Here's a hypothesis: the tech spec uses 40mA max direct current just to keep it simple because the first line components behind the pin (resistors probably) have a power dissipation capability of 5v @ 40mA, ie, 0.2 watts. After that they are burned out and expose other components behind them. Therefore using average volts and average amps is just fine because the limit we are dealing with is power dissipation in a resistor. This is just theoretical but can be settled if we had more details on the internal circuit.
Internal circuit of what?
Components usually have a rating for DC and pulses, usually the pulsed rating is much higher. If your PWM frequency is low, it would be equivalent to DC. l drive some leds with very high current, but with very short pulses at 1% duty cycle, no problem.
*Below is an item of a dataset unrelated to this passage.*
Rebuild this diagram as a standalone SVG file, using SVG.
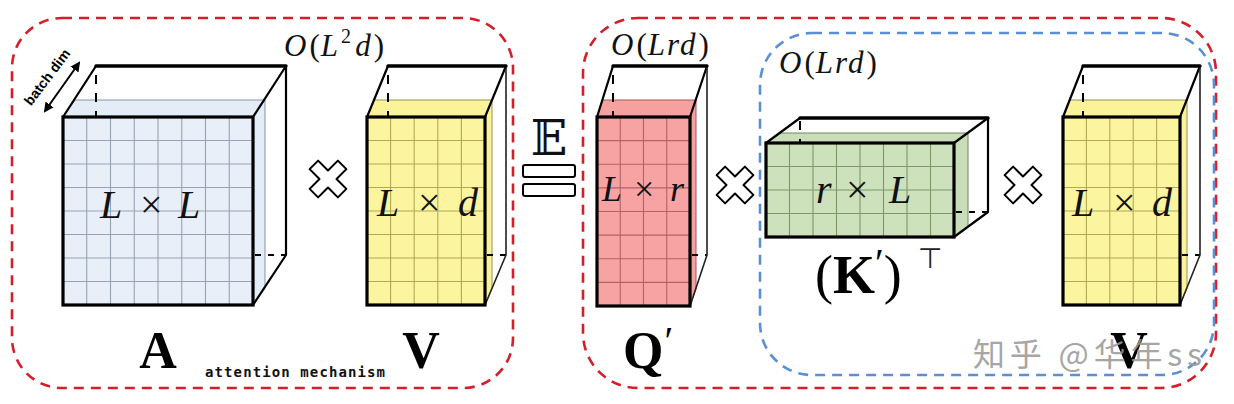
<svg xmlns="http://www.w3.org/2000/svg" width="1234" height="404" viewBox="0 0 1234 404">
<style>
.box{fill:none;stroke-width:2.6;stroke-dasharray:10 7}
.red{stroke:#d41f2a}
.blue{stroke:#5a8fd4}
.frontb{fill:none;stroke:#000;stroke-width:3.2;stroke-linejoin:miter}
.wire{fill:none;stroke:#000;stroke-width:2.2;stroke-linejoin:round;stroke-linecap:round}
.thick{stroke-width:3.4}
.thin{stroke-width:1.6;stroke:#222}
.hid{fill:none;stroke:#000;stroke-width:2;stroke-dasharray:9 9}
.hidh{fill:none;stroke:#000;stroke-width:2;stroke-dasharray:6 7}
.gb{stroke:#97a3b3;stroke-width:1.1;fill:none}
.gy{stroke:#b2a858;stroke-width:1.1;fill:none}
.gr{stroke:#b36363;stroke-width:1.1;fill:none}
.gg{stroke:#7f9868;stroke-width:1.1;fill:none}
.m{font-family:"Liberation Serif","DejaVu Serif",serif;fill:#111}
.it{font-style:italic}
.lab{font-family:"Liberation Serif","DejaVu Serif",serif;font-weight:bold;fill:#000}
.op{fill:#fff;stroke:#000;stroke-width:2;stroke-linejoin:round}
</style>
<defs>
<path id="cross" d="M9.9,-18.38 L18.38,-9.9 L8.49,0 L18.38,9.9 L9.9,18.38 L0,8.49 L-9.9,18.38 L-18.38,9.9 L-8.49,0 L-18.38,-9.9 L-9.9,-18.38 L0,-8.49 Z"/>
<marker id="ah" viewBox="0 0 10 10" refX="8" refY="5" markerWidth="5" markerHeight="5" orient="auto-start-reverse">
<path d="M0,0 L10,5 L0,10 Z" fill="#000"/>
</marker>
</defs>

<g id="groups">
<rect class="box red" x="12" y="18" width="501" height="370" rx="50"/>
<rect class="box red" x="583" y="18" width="633" height="370" rx="55"/>
<rect class="box blue" x="760" y="33" width="454" height="342" rx="52"/>
</g>

<g id="nodeA">
<polygon points="63,117 253,117 265,100 75,100" fill="#e3ecf7" stroke="#8595aa" stroke-width="1"/>
<polygon points="253,117 265,100 265,288 253,305" fill="#e3ecf7" stroke="#8595aa" stroke-width="1"/>
<rect x="63" y="117" width="190" height="188" fill="#e8eff9"/>
<path class="gb" d="M86.75,117V305M110.5,117V305M134.25,117V305M158,117V305M181.75,117V305M205.5,117V305M229.25,117V305M63,140.5H253M63,164H253M63,187.5H253M63,211H253M63,234.5H253M63,258H253M63,281.5H253"/>
<line class="hid" x1="96" y1="75" x2="96" y2="117"/>
<line class="hidh" x1="255" y1="255" x2="286" y2="255"/>
<path class="wire" d="M63,117 L96,66 M253,117 L286,66 M286,66 V255 L253,305"/>
<line class="wire thick" x1="96" y1="66" x2="286" y2="66"/>
<rect class="frontb" x="63" y="117" width="190" height="188"/>
<text class="m" font-size="40" y="218"><tspan class="it" x="100">L</tspan><tspan x="140">×</tspan><tspan class="it" x="178">L</tspan></text>
<text class="lab" font-size="52" x="158" y="368" text-anchor="middle">A</text>
</g>

<g id="nodeV">
<polygon points="367,117 485,117 492,100 374,100" fill="#fbf39a" stroke="#9a9250" stroke-width="1"/>
<polygon points="485,117 492,100 492,288 485,305" fill="#fbf39a" stroke="#9a9250" stroke-width="1"/>
<rect x="367" y="117" width="118" height="188" fill="#fcf59f"/>
<path class="gy" d="M390.6,117V305M414.2,117V305M437.8,117V305M461.4,117V305M367,140.5H485M367,164H485M367,187.5H485M367,211H485M367,234.5H485M367,258H485M367,281.5H485"/>
<line class="hid" x1="388" y1="75" x2="388" y2="117"/>
<line class="hidh" x1="487" y1="255" x2="506" y2="255"/>
<path class="wire" d="M367,117 L388,66 M485,117 L506,66"/>
<path class="wire thin" d="M506,66 V255 L485,305"/>
<line class="wire thick" x1="388" y1="66" x2="506" y2="66"/>
<rect class="frontb" x="367" y="117" width="118" height="188"/>
<text class="m" font-size="40" y="216"><tspan class="it" x="377">L</tspan><tspan x="418">×</tspan><tspan class="it" x="458">d</tspan></text>
<text class="lab" font-size="52" x="421" y="368" text-anchor="middle">V</text>
</g>

<g id="nodeQ">
<polygon points="597,117 690,117 696,100 603,100" fill="#f6a0a0" stroke="#a45858" stroke-width="1"/>
<polygon points="690,117 696,100 696,289 690,306" fill="#f6a0a0" stroke="#a45858" stroke-width="1"/>
<rect x="597" y="117" width="93" height="189" fill="#f7a3a3"/>
<path class="gr" d="M620.25,117V306M643.5,117V306M666.75,117V306M597,140.6H690M597,164.25H690M597,187.9H690M597,211.5H690M597,235.1H690M597,258.75H690M597,282.4H690"/>
<line class="hid" x1="613" y1="75" x2="613" y2="117"/>
<line class="hidh" x1="692" y1="255" x2="707" y2="255"/>
<path class="wire" d="M597,117 L613,66 M690,117 L707,66"/>
<path class="wire thin" d="M707,66 V255 L690,306"/>
<line class="wire thick" x1="613" y1="66" x2="707" y2="66"/>
<rect class="frontb" x="597" y="117" width="93" height="189"/>
<text class="m" font-size="36" y="201"><tspan class="it" x="602">L</tspan><tspan x="634">×</tspan><tspan class="it" x="670">r</tspan></text>
<text class="lab" font-size="52" x="623" y="368">Q<tspan font-weight="normal" dx="1" dy="-14" font-size="40">′</tspan></text>
</g>

<g id="nodeK">
<polygon points="766,143 954,143 968,133 780,133" fill="#c9ddb8" stroke="#6f8a5a" stroke-width="1"/>
<polygon points="954,143 968,133 968,227 954,237" fill="#c9ddb8" stroke="#6f8a5a" stroke-width="1"/>
<rect x="766" y="143" width="188" height="94" fill="#cde1bd"/>
<path class="gg" d="M789.5,143V237M813,143V237M836.5,143V237M860,143V237M883.5,143V237M907,143V237M930.5,143V237M766,166.5H954M766,190H954M766,213.5H954"/>
<line class="hid" x1="800" y1="121" x2="800" y2="143" stroke-dasharray="7 6"/>
<line class="hidh" x1="956" y1="212" x2="988" y2="212"/>
<path class="wire" d="M766,143 L800,118 M954,143 L988,118 M988,118 V212 L954,237"/>
<line class="wire thick" x1="800" y1="118" x2="988" y2="118"/>
<rect class="frontb" x="766" y="143" width="188" height="94"/>
<text class="m" font-size="40" y="203"><tspan class="it" x="816">r</tspan><tspan x="846">×</tspan><tspan class="it" x="889">L</tspan></text>
<text class="lab" font-size="54" y="293"><tspan x="815" font-weight="normal">(</tspan><tspan>K</tspan><tspan font-weight="normal" dy="-17" font-size="40">′</tspan><tspan font-weight="normal" dy="17">)</tspan></text>
<text font-family="DejaVu Sans,sans-serif" font-size="28" x="918" y="268" fill="#222">⊤</text>
</g>

<g id="nodeV2">
<polygon points="1063,117 1180,117 1187,100 1070,100" fill="#fbf39a" stroke="#9a9250" stroke-width="1"/>
<polygon points="1180,117 1187,100 1187,288 1180,305" fill="#fbf39a" stroke="#9a9250" stroke-width="1"/>
<rect x="1063" y="117" width="117" height="188" fill="#fcf59f"/>
<path class="gy" d="M1086.4,117V305M1109.8,117V305M1133.2,117V305M1156.6,117V305M1063,140.5H1180M1063,164H1180M1063,187.5H1180M1063,211H1180M1063,234.5H1180M1063,258H1180M1063,281.5H1180"/>
<line class="hid" x1="1083" y1="75" x2="1083" y2="117"/>
<line class="hidh" x1="1182" y1="255" x2="1200" y2="255"/>
<path class="wire" d="M1063,117 L1083,66 M1180,117 L1200,66"/>
<path class="wire thin" d="M1200,66 V255 L1180,305"/>
<line class="wire thick" x1="1083" y1="66" x2="1200" y2="66"/>
<rect class="frontb" x="1063" y="117" width="117" height="188"/>
<text class="m" font-size="40" y="216"><tspan class="it" x="1072">L</tspan><tspan x="1113">×</tspan><tspan class="it" x="1152">d</tspan></text>
<text class="lab" font-size="52" x="1129" y="368" text-anchor="middle">V</text>
</g>

<g id="operators">
<use href="#cross" class="op" x="328" y="179"/>
<use href="#cross" class="op" x="735" y="185"/>
<use href="#cross" class="op" x="1023" y="185"/>
<text font-family="DejaVu Serif,DejaVu Sans,serif" font-size="48" x="549" y="155" text-anchor="middle" fill="#111">𝔼</text>
<rect x="523" y="165" width="52" height="12" rx="2" fill="#fff" stroke="#000" stroke-width="2"/>
<rect x="523" y="184" width="52" height="12" rx="2" fill="#fff" stroke="#000" stroke-width="2"/>
</g>

<g id="complexity">
<text class="m" font-size="31" y="56" textLength="100"><tspan class="it" x="284">O</tspan><tspan dx="2">(</tspan><tspan class="it">L</tspan><tspan font-size="20" dy="-13" dx="2">2</tspan><tspan class="it" dy="13" dx="3">d</tspan><tspan dx="2">)</tspan></text>
<text class="m" font-size="31" y="55"><tspan class="it" x="611">O</tspan><tspan dx="3">(</tspan><tspan class="it" dx="1">L</tspan><tspan class="it" dx="2">r</tspan><tspan class="it" dx="2">d</tspan><tspan dx="3">)</tspan></text>
<text class="m" font-size="31" y="73"><tspan class="it" x="779">O</tspan><tspan dx="3">(</tspan><tspan class="it" dx="1">L</tspan><tspan class="it" dx="2">r</tspan><tspan class="it" dx="2">d</tspan><tspan dx="3">)</tspan></text>
</g>

<g id="connectors">
<line x1="45" y1="111" x2="79" y2="63" stroke="#000" stroke-width="2" marker-start="url(#ah)" marker-end="url(#ah)"/>
</g>

<g id="annotations">
<text font-family="Liberation Sans,Arial,sans-serif" font-weight="bold" font-size="14" transform="translate(51,80) rotate(-53)" text-anchor="middle" fill="#000">batch dim</text>
<text font-family="DejaVu Sans Mono,monospace" font-weight="bold" font-size="14" x="205" y="377" textLength="180" fill="#111">attention mechanism</text>
<text font-family="Noto Sans CJK SC,Noto Sans,sans-serif" font-size="32" x="973" y="366" textLength="229" fill="#9a9a9a" fill-opacity="0.9">知乎 @华年ss</text>
</g>
</svg>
You're dreaming. The pin connects to GND and Vcc by MOSFETs. See Pin Driver Strength in the ATmega data sheets. Then you'll see that the voltage drop, and dissipated heat, increases with temperature in a positive feedback loop. For the effect on nearby components a detailed (3D) layout of the chip is required and a good circuit simulator that also can handle temperature distribution in a chip executing some specific program.
You may come closer to your figures if you overload output pins until they burn out, then test the next chip with reduced load for longer time, and try to find a relationship between output current and chip lifetime.
All the data sheet curves stop at 20mA I/O pin current and the data sheet specifically states that testing is done at 20mA and that higher currents don’t come with any guarantees and in fact may over stress the part.
You could email/call Microchip and ask them what the pulsed current rating is if they have one. Or you can keep waving your hands in speculation.
Another solution, as has been recommended is to buffer the output with a logic level MOSFET to get the current you want. You could consider an optocoupler with a higher current transfer ratio as well.
Bottom line is, it’s your chip. Treat it however you like and it will reward you in its own fashion.